* STATED GOAL: Write the listing below out again exactly, dropping the images.

* AVAILABLE DATA:
______

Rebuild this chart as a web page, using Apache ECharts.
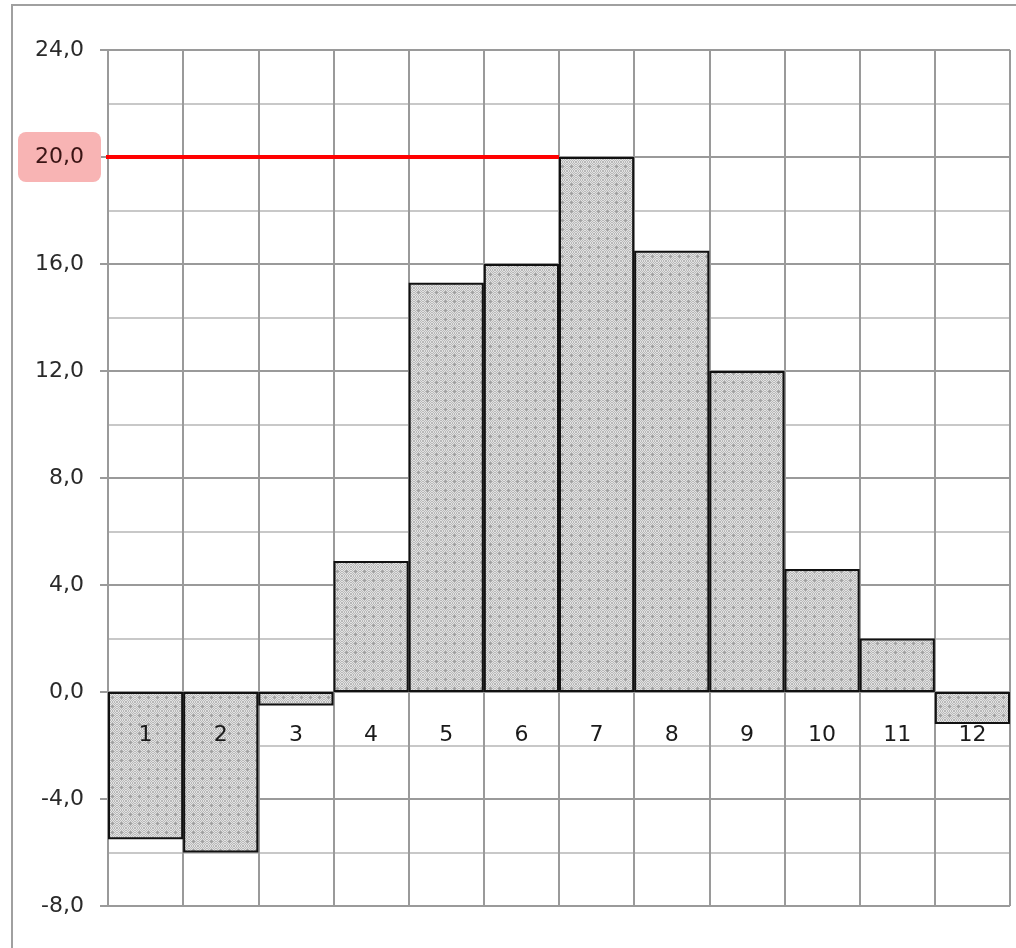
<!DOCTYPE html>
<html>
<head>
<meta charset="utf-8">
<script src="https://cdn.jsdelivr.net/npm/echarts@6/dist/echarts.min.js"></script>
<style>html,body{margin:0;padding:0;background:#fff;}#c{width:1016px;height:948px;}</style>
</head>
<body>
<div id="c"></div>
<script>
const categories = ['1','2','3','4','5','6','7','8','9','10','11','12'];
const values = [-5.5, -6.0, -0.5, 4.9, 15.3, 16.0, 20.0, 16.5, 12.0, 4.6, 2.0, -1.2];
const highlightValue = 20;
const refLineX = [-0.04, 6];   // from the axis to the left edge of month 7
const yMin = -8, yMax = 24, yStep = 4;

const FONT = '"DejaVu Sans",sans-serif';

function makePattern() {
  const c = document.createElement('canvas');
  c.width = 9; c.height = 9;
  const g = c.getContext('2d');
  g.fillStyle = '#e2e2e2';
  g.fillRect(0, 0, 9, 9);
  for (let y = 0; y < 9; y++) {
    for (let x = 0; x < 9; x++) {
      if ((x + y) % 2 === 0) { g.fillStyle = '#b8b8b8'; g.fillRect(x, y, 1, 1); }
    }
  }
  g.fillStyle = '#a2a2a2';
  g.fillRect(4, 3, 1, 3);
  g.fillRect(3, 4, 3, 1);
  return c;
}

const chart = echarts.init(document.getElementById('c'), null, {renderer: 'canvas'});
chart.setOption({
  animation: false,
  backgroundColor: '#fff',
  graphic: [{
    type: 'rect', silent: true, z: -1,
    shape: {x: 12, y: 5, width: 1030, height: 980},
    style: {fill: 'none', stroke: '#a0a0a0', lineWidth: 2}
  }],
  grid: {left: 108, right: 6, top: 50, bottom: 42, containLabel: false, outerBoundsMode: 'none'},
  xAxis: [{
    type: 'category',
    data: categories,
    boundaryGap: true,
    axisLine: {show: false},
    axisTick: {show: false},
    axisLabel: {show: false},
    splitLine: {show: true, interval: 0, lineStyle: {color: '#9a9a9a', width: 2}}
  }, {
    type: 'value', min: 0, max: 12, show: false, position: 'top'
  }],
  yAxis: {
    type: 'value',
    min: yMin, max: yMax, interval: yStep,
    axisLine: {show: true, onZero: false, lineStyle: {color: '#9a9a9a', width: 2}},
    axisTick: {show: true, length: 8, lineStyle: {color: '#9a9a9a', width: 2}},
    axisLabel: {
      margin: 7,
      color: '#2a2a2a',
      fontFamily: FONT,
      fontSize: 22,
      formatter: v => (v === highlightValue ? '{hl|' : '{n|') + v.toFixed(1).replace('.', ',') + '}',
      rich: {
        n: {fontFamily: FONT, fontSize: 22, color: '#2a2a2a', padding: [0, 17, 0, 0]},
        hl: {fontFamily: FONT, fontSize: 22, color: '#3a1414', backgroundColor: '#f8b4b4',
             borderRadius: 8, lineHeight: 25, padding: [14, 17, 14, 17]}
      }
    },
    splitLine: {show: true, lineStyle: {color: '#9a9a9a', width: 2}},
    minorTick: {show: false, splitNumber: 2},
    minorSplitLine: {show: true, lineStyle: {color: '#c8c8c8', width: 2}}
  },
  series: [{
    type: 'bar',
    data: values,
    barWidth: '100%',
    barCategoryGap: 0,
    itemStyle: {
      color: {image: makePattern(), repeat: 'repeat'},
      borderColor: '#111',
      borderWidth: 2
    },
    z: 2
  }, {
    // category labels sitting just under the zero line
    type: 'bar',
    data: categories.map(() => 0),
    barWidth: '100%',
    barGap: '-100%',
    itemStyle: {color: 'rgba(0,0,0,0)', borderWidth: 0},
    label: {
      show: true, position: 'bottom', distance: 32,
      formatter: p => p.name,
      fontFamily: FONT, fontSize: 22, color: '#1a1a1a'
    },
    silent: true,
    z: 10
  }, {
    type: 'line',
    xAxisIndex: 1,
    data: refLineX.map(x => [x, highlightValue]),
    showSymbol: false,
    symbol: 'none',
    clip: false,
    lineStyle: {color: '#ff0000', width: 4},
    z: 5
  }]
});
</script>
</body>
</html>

______

* SOLUTION TO THIS TASK:
Rebuild this chart as a web page, using Apache ECharts.
<!DOCTYPE html>
<html>
<head>
<meta charset="utf-8">
<script src="https://cdn.jsdelivr.net/npm/echarts@6/dist/echarts.min.js"></script>
<style>html,body{margin:0;padding:0;background:#fff;}#c{width:1016px;height:948px;}</style>
</head>
<body>
<div id="c"></div>
<script>
const categories = ['1','2','3','4','5','6','7','8','9','10','11','12'];
const values = [-5.5, -6.0, -0.5, 4.9, 15.3, 16.0, 20.0, 16.5, 12.0, 4.6, 2.0, -1.2];
const highlightValue = 20;
const refLineX = [-0.04, 6];   // from the axis to the left edge of month 7
const yMin = -8, yMax = 24, yStep = 4;

const FONT = '"DejaVu Sans",sans-serif';

function makePattern() {
  const c = document.createElement('canvas');
  c.width = 9; c.height = 9;
  const g = c.getContext('2d');
  g.fillStyle = '#e2e2e2';
  g.fillRect(0, 0, 9, 9);
  for (let y = 0; y < 9; y++) {
    for (let x = 0; x < 9; x++) {
      if ((x + y) % 2 === 0) { g.fillStyle = '#b8b8b8'; g.fillRect(x, y, 1, 1); }
    }
  }
  g.fillStyle = '#a2a2a2';
  g.fillRect(4, 3, 1, 3);
  g.fillRect(3, 4, 3, 1);
  return c;
}

const chart = echarts.init(document.getElementById('c'), null, {renderer: 'canvas'});
chart.setOption({
  animation: false,
  backgroundColor: '#fff',
  graphic: [{
    type: 'rect', silent: true, z: -1,
    shape: {x: 12, y: 5, width: 1030, height: 980},
    style: {fill: 'none', stroke: '#a0a0a0', lineWidth: 2}
  }],
  grid: {left: 108, right: 6, top: 50, bottom: 42, containLabel: false, outerBoundsMode: 'none'},
  xAxis: [{
    type: 'category',
    data: categories,
    boundaryGap: true,
    axisLine: {show: false},
    axisTick: {show: false},
    axisLabel: {show: false},
    splitLine: {show: true, interval: 0, lineStyle: {color: '#9a9a9a', width: 2}}
  }, {
    type: 'value', min: 0, max: 12, show: false, position: 'top'
  }],
  yAxis: {
    type: 'value',
    min: yMin, max: yMax, interval: yStep,
    axisLine: {show: true, onZero: false, lineStyle: {color: '#9a9a9a', width: 2}},
    axisTick: {show: true, length: 8, lineStyle: {color: '#9a9a9a', width: 2}},
    axisLabel: {
      margin: 7,
      color: '#2a2a2a',
      fontFamily: FONT,
      fontSize: 22,
      formatter: v => (v === highlightValue ? '{hl|' : '{n|') + v.toFixed(1).replace('.', ',') + '}',
      rich: {
        n: {fontFamily: FONT, fontSize: 22, color: '#2a2a2a', padding: [0, 17, 0, 0]},
        hl: {fontFamily: FONT, fontSize: 22, color: '#3a1414', backgroundColor: '#f8b4b4',
             borderRadius: 8, lineHeight: 25, padding: [14, 17, 14, 17]}
      }
    },
    splitLine: {show: true, lineStyle: {color: '#9a9a9a', width: 2}},
    minorTick: {show: false, splitNumber: 2},
    minorSplitLine: {show: true, lineStyle: {color: '#c8c8c8', width: 2}}
  },
  series: [{
    type: 'bar',
    data: values,
    barWidth: '100%',
    barCategoryGap: 0,
    itemStyle: {
      color: {image: makePattern(), repeat: 'repeat'},
      borderColor: '#111',
      borderWidth: 2
    },
    z: 2
  }, {
    // category labels sitting just under the zero line
    type: 'bar',
    data: categories.map(() => 0),
    barWidth: '100%',
    barGap: '-100%',
    itemStyle: {color: 'rgba(0,0,0,0)', borderWidth: 0},
    label: {
      show: true, position: 'bottom', distance: 32,
      formatter: p => p.name,
      fontFamily: FONT, fontSize: 22, color: '#1a1a1a'
    },
    silent: true,
    z: 10
  }, {
    type: 'line',
    xAxisIndex: 1,
    data: refLineX.map(x => [x, highlightValue]),
    showSymbol: false,
    symbol: 'none',
    clip: false,
    lineStyle: {color: '#ff0000', width: 4},
    z: 5
  }]
});
</script>
</body>
</html>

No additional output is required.